### THE TASK:
Repeat exactly the lines running from the first line of the data to the line containing "from matplotlib import font_manager", both ends included, and nothing else; drop the pictures.
_____
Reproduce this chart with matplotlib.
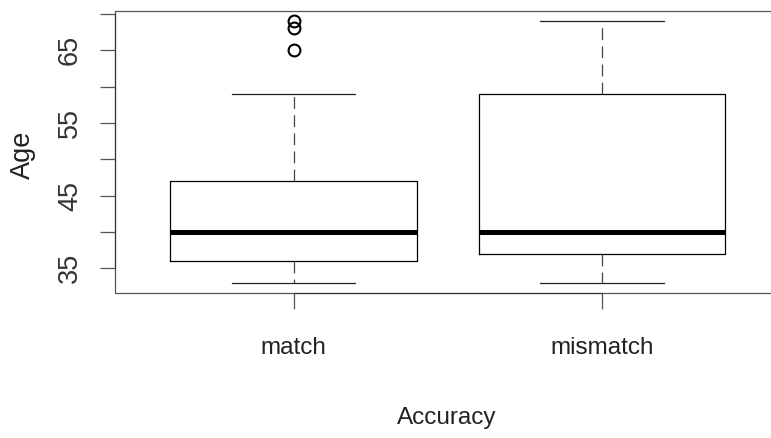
import matplotlib
matplotlib.use("Agg")
import matplotlib.pyplot as plt
from matplotlib.patches import Rectangle
from matplotlib import font_manager

# boxplot summary values
groups = ["match", "mismatch"]
whisker_lo = [33, 33]
q1 = [36, 37]
median = [40, 40]
q3 = [47, 59]
whisker_hi = [59, 69]
outliers = [[65, 68, 69], []]

ytick_vals = [35, 40, 45, 50, 55, 60, 65, 70]
ytick_labels = ["35", "", "45", "", "55", "", "65", ""]

names = {f.name for f in font_manager.fontManager.ttflist}
narrow = "Liberation Sans Narrow" if "Liberation Sans Narrow" in names else "Liberation Sans"
hsize = 19.5 if narrow == "Liberation Sans Narrow" else 17.5

W, H = 771, 438
fig = plt.figure(figsize=(W / 100, H / 100), dpi=100)

# plot region in pixels (right edge runs off the image, like the original)
left, right, top, bottom = 115, 780.6, 10.7, 293.3
ax = fig.add_axes([left / W, 1 - bottom / H, (right - left) / W, (bottom - top) / H])

stats = []
for i, g in enumerate(groups):
    stats.append(dict(label=g, whislo=whisker_lo[i], q1=q1[i], med=median[i],
                      q3=q3[i], whishi=whisker_hi[i], fliers=outliers[i]))

ax.bxp(stats, positions=[1, 2], widths=0.8, showfliers=True,
       boxprops=dict(color="black", linewidth=0.9),
       medianprops=dict(color="black", linewidth=3.6, solid_capstyle="butt"),
       whiskerprops=dict(color="#444444", linewidth=0.9, linestyle=(0, (9.5, 5))),
       capprops=dict(color="#222222", linewidth=0.9),
       flierprops=dict(marker="o", markerfacecolor="none", markeredgecolor="black",
                       markersize=8.5, markeredgewidth=1.5),
       capwidths=0.4)

ax.set_xlim(0.42, 2.58)
ax.set_ylim(31.56, 70.44)

# R-style: box drawn lightly, axis lines only between first and last tick
for s in ax.spines.values():
    s.set_visible(False)
ax.add_patch(Rectangle((0, 0), 1, 1, transform=ax.transAxes, fill=False,
                       edgecolor="#555555", linewidth=0.9, clip_on=False))
ax.spines["left"].set_visible(True)
ax.spines["left"].set_bounds(35, 70)
ax.spines["left"].set_color("#333333")
ax.spines["bottom"].set_visible(True)
ax.spines["bottom"].set_bounds(1, 2)
ax.spines["bottom"].set_color("#333333")

ax.set_yticks(ytick_vals)
ax.set_yticklabels(ytick_labels, rotation=90, va="center",
                   fontfamily="Liberation Sans", fontsize=19.5, color="#333333")
ax.set_xticks([1, 2])
ax.set_xticklabels(groups, fontfamily=narrow, fontsize=hsize, color="#222222")
ax.tick_params(axis="y", length=11, width=0.9, color="#555555", pad=12)
ax.tick_params(axis="x", length=11.5, width=0.9, color="#555555", pad=20)

fig.text(23 / W, 1 - 155 / H, "Age", rotation=90, ha="center", va="center",
         fontfamily="Liberation Sans", fontsize=19.5, color="#222222")
fig.text(446.7 / W, 1 - 418 / H, "Accuracy", ha="center", va="center",
         fontfamily=narrow, fontsize=hsize, color="#222222")

fig.savefig("out.png", dpi=100)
_____
### ANSWER BELOW:
Reproduce this chart with matplotlib.
import matplotlib
matplotlib.use("Agg")
import matplotlib.pyplot as plt
from matplotlib.patches import Rectangle
from matplotlib import font_manager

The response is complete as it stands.